Swaps traders fear further fragmentation post-Brexit

Swaps participants have urged regulators to act fast to avoid further fragmentation of trading and clearing derivatives.

 

Market participants are concerned the global swaps market could further fragment with the creation of a third liquidity pool in the case of a hard Brexit.

Speaking at an industry conference in London, market participants warned that fragmentation of pricing and regulatory arbitrage could arise if agreements over equivalency are not made soon.

“If there is a fragmentation with clearing that is a daunting prospect. If that clearing landscape is broken and forced to fragment across the continent, we as an institution have done years of compression and backloading so are at the better end of the situation, but looking at the increased margin and capital costs projections, those are big numbers,” said Ciaran O’Flynn, global co-head of fixed income electronic trading, Morgan Stanley.

“That is one area for derivatives where Brexit can be poisonous.”

A potential fragmentation of euro-denominated derivatives clearing could arise if the business is forced to relocate from London to either Paris or Frankfurt.

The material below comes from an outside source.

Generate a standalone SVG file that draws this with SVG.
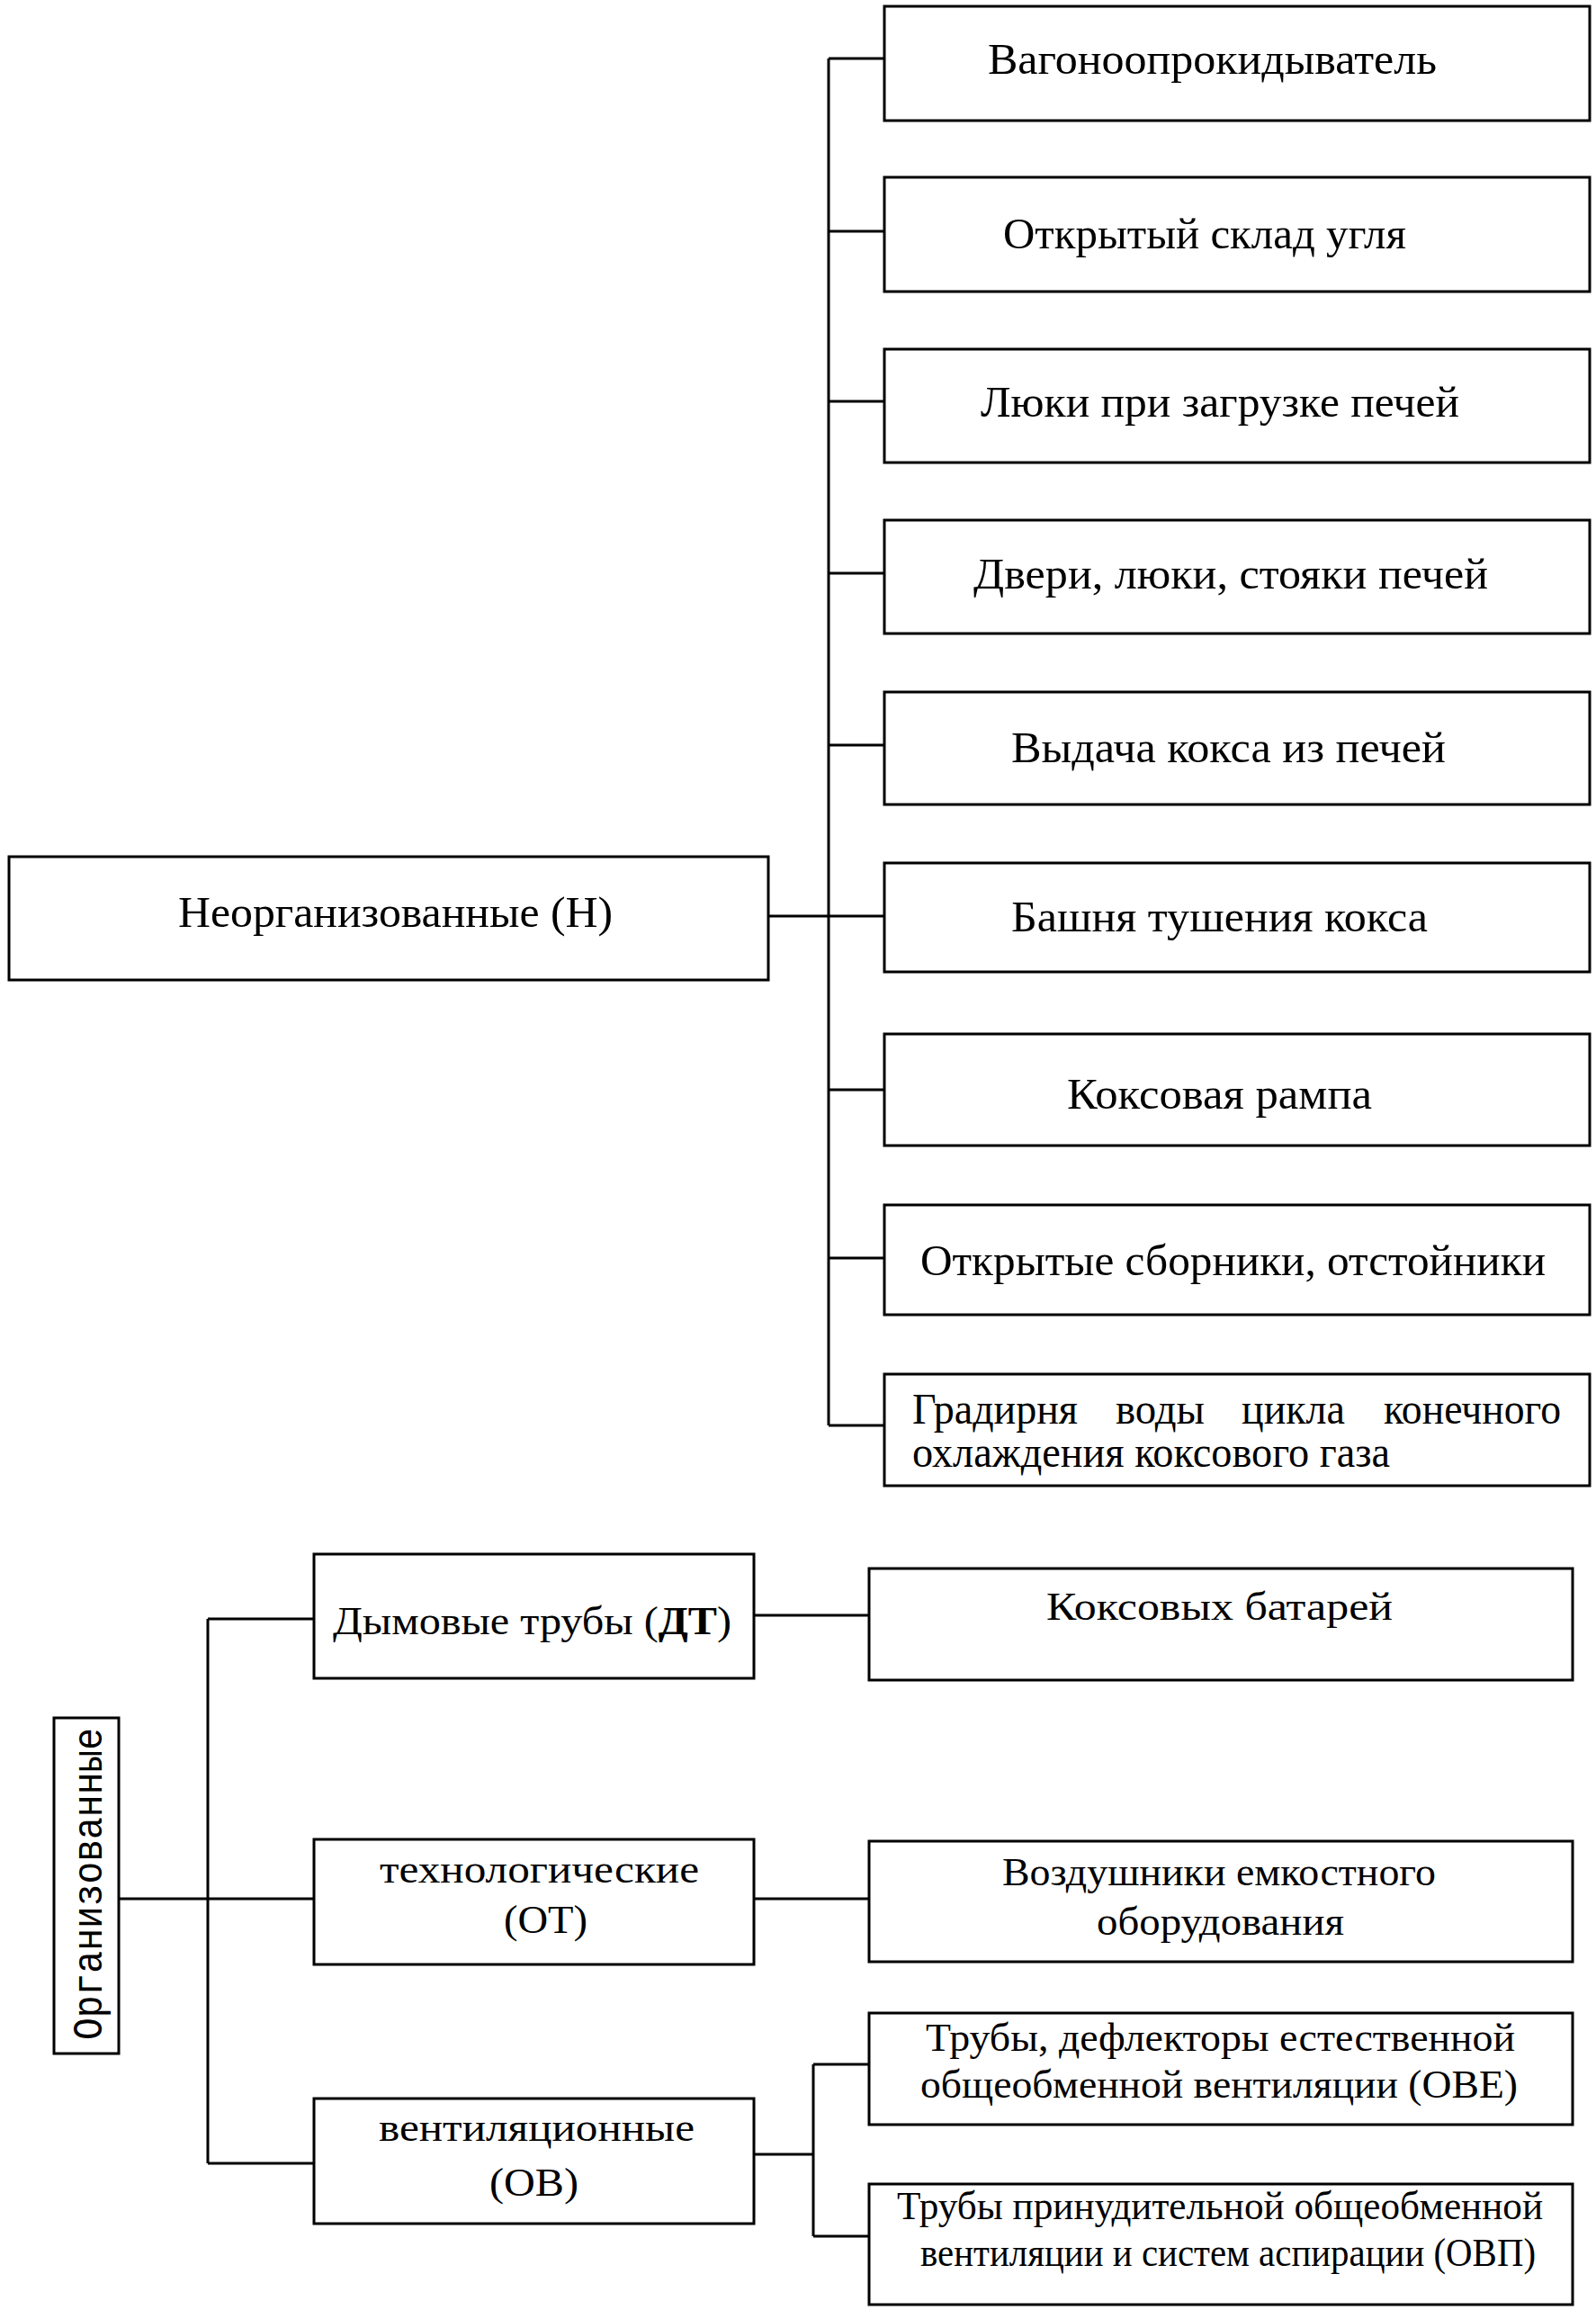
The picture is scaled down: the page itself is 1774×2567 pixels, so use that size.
<svg xmlns="http://www.w3.org/2000/svg" width="1774" height="2567" viewBox="0 0 1774 2567">
<style>
.box{fill:#fff;stroke:#000;stroke-width:3}
.ln{fill:none;stroke:#000;stroke-width:3}
text{font-family:"Liberation Serif","Times New Roman",serif;font-size:48px;fill:#000}
.sm{font-size:44px}
.mono{font-family:"Liberation Mono","Courier New",monospace;font-size:46px}
</style>
<rect width="1774" height="2567" fill="#fff"/>
<g id="connectors">
<path class="ln" d="M854 1018H921M921 65V1584M921 65H983M921 257H983M921 446H983M921 637H983M921 828H983M921 1018H983M921 1211H983M921 1398H983M921 1584H983"/>
<path class="ln" d="M131 2110H349M231 1799V2404M231 1799H349M231 2404H349M838 1795H966M838 2110H966M838 2394H904M904 2294V2485M904 2294H966M904 2485H966"/>
</g>
<g id="n-neorg"><rect class="box" x="10" y="952" width="844" height="137"/><text x="198" y="1030" textLength="483" lengthAdjust="spacingAndGlyphs">Неорганизованные (Н)</text></g>
<g id="n1"><rect class="box" x="983" y="7" width="784" height="127"/><text x="1098" y="82" textLength="499" lengthAdjust="spacingAndGlyphs">Вагоноопрокидыватель</text></g>
<g id="n2"><rect class="box" x="983" y="197" width="784" height="127"/><text x="1115" y="276" textLength="448" lengthAdjust="spacingAndGlyphs">Открытый склад угля</text></g>
<g id="n3"><rect class="box" x="983" y="388" width="784" height="126"/><text x="1090" y="463" textLength="532" lengthAdjust="spacingAndGlyphs">Люки при загрузке печей</text></g>
<g id="n4"><rect class="box" x="983" y="578" width="784" height="126"/><text x="1082" y="654" textLength="572" lengthAdjust="spacingAndGlyphs">Двери, люки, стояки печей</text></g>
<g id="n5"><rect class="box" x="983" y="769" width="784" height="125"/><text x="1124" y="847" textLength="483" lengthAdjust="spacingAndGlyphs">Выдача кокса из печей</text></g>
<g id="n6"><rect class="box" x="983" y="959" width="784" height="121"/><text x="1124" y="1035" textLength="463" lengthAdjust="spacingAndGlyphs">Башня тушения кокса</text></g>
<g id="n7"><rect class="box" x="983" y="1149" width="784" height="124"/><text x="1186" y="1232" textLength="339" lengthAdjust="spacingAndGlyphs">Коксовая рампа</text></g>
<g id="n8"><rect class="box" x="983" y="1339" width="784" height="122"/><text x="1023" y="1417" textLength="695" lengthAdjust="spacingAndGlyphs">Открытые сборники, отстойники</text></g>
<g id="n9"><rect class="box" x="983" y="1527" width="784" height="124"/>
<text x="1014" y="1582" textLength="184" lengthAdjust="spacingAndGlyphs">Градирня</text>
<text x="1240" y="1582" textLength="99" lengthAdjust="spacingAndGlyphs">воды</text>
<text x="1380" y="1582" textLength="115" lengthAdjust="spacingAndGlyphs">цикла</text>
<text x="1538" y="1582" textLength="197" lengthAdjust="spacingAndGlyphs">конечного</text>
<text x="1014" y="1630" textLength="531" lengthAdjust="spacingAndGlyphs">охлаждения коксового газа</text></g>
<g id="n-org"><rect class="box" x="60" y="1909" width="72" height="373"/><text class="mono" transform="translate(113 2267) rotate(-90)" x="0" y="0" textLength="347" lengthAdjust="spacingAndGlyphs">Организованные</text></g>
<g id="n-dt"><rect class="box" x="349" y="1727" width="489" height="138"/><text class="sm" x="370" y="1816" textLength="443" lengthAdjust="spacingAndGlyphs">Дымовые трубы (<tspan font-weight="bold">ДТ</tspan>)</text></g>
<g id="n-ot"><rect class="box" x="349" y="2044" width="489" height="139"/><text class="sm" x="422" y="2092" textLength="355" lengthAdjust="spacingAndGlyphs">технологические</text><text class="sm" x="560" y="2148" textLength="93" lengthAdjust="spacingAndGlyphs">(ОТ)</text></g>
<g id="n-ov"><rect class="box" x="349" y="2332" width="489" height="139"/><text class="sm" x="421" y="2379" textLength="351" lengthAdjust="spacingAndGlyphs">вентиляционные</text><text class="sm" x="544" y="2440" textLength="99" lengthAdjust="spacingAndGlyphs">(ОВ)</text></g>
<g id="n-kb"><rect class="box" x="966" y="1743" width="782" height="124"/><text class="sm" x="1163" y="1800" textLength="385" lengthAdjust="spacingAndGlyphs">Коксовых батарей</text></g>
<g id="n-veo"><rect class="box" x="966" y="2046" width="782" height="134"/><text class="sm" x="1114" y="2095" textLength="482" lengthAdjust="spacingAndGlyphs">Воздушники емкостного</text><text class="sm" x="1219" y="2150" textLength="275" lengthAdjust="spacingAndGlyphs">оборудования</text></g>
<g id="n-ove"><rect class="box" x="966" y="2237" width="782" height="124"/><text class="sm" x="1029" y="2279" textLength="655" lengthAdjust="spacingAndGlyphs">Трубы, дефлекторы естественной</text><text class="sm" x="1023" y="2331" textLength="664" lengthAdjust="spacingAndGlyphs">общеобменной вентиляции (ОВЕ)</text></g>
<g id="n-ovp"><rect class="box" x="966" y="2427" width="782" height="134"/><text class="sm" x="997" y="2466" textLength="718" lengthAdjust="spacingAndGlyphs">Трубы принудительной  общеобменной</text><text class="sm" x="1023" y="2518" textLength="684" lengthAdjust="spacingAndGlyphs">вентиляции и систем аспирации (ОВП)</text></g>
</svg>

London is home to largest clearers of euro-denominated swaps including LCH, ICE Clear Europe and CME Clearing Europe, with many clearing banks established in the City.

Market participants also fear further fragmentation in the swaps market could arise from Brexit if agreements over equivalency between US, UK and European regulators are not made.

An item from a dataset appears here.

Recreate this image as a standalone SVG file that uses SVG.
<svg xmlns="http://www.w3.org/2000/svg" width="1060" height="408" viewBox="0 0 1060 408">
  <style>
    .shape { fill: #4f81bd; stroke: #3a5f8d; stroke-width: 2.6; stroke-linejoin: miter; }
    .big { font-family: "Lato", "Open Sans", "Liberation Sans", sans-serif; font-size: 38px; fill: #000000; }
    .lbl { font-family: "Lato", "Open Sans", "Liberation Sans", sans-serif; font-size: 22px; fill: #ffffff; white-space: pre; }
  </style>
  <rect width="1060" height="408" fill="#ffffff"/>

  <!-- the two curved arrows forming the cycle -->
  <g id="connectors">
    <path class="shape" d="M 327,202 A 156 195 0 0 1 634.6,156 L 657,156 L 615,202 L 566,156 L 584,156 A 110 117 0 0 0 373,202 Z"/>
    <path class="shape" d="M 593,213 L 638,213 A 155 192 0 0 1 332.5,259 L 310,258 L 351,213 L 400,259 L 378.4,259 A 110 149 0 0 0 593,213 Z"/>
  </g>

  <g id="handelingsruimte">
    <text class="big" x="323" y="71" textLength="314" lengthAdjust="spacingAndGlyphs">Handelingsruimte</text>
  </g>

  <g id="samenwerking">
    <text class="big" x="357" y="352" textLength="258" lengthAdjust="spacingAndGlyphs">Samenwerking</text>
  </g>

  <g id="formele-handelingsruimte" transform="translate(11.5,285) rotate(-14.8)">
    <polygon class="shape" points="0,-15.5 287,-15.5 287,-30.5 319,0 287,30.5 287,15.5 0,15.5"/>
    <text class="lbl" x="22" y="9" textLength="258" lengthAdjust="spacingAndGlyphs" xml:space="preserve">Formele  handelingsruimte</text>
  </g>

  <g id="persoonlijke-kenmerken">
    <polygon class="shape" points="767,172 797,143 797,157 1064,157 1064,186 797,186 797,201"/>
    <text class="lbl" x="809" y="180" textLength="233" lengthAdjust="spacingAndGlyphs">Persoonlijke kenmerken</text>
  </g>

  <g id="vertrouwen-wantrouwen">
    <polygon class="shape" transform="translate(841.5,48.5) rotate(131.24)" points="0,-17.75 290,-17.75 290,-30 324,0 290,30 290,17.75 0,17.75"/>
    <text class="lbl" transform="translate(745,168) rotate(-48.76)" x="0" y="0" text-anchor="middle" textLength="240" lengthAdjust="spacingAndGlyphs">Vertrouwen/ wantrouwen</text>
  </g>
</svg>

“Brexit throws up further challenges, in which we could end up with three different trading zones,” added David Coombs, global rates product manager, eCommerce, Icap.

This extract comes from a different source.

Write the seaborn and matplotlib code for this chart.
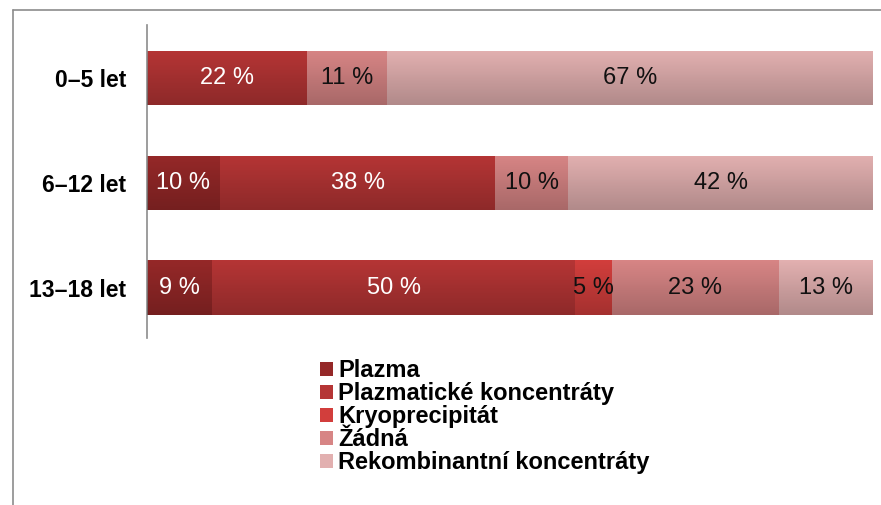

Scott O’Malia, head of the International Swaps and Derivatives Association (ISDA), warned potential delays over cross-border equivalency of trading venues could pose damaging effects.

“Progress has been made on the CCP equivalence between the US and Europe, which is very positive but the process was hardly ideal, taking three years to reach a conclusion. A repeat of that process for trade execution would be damaging and exacerbe the fragmentation of liquidity pools,” said O’Malia.

“With just over a year until the MiFID rules come into force, the cross-border recognition [process] needs to get into gear now.”

MiFID II is set to introduce a mandatory trading obligation for derivatives, with market participants required to execute their swaps trade on a multilateral trading facility (MTF) or an organised trading facility (OTF).

Europe is expected to adopt a similar model to the swap execution facility (SEF) regime in the US, however, regulators are pressing for Europe and the US to agree on equivalency and allow cross-border trading without increasing costs.

“Our future derivatives markets are likely to be marked by deeper liquidity, greater efficiency, and a better ability to distribute risk effectively if EU firms, subject to the EU trading mandate, can trade at the same venues as US firms, subject to the US trading mandate. The prize to gain from agreeing on each other’s models is substantial,” added Edwin Schooling Latter, head of markets policy, at the UK Financial Conduct Authority (FCA).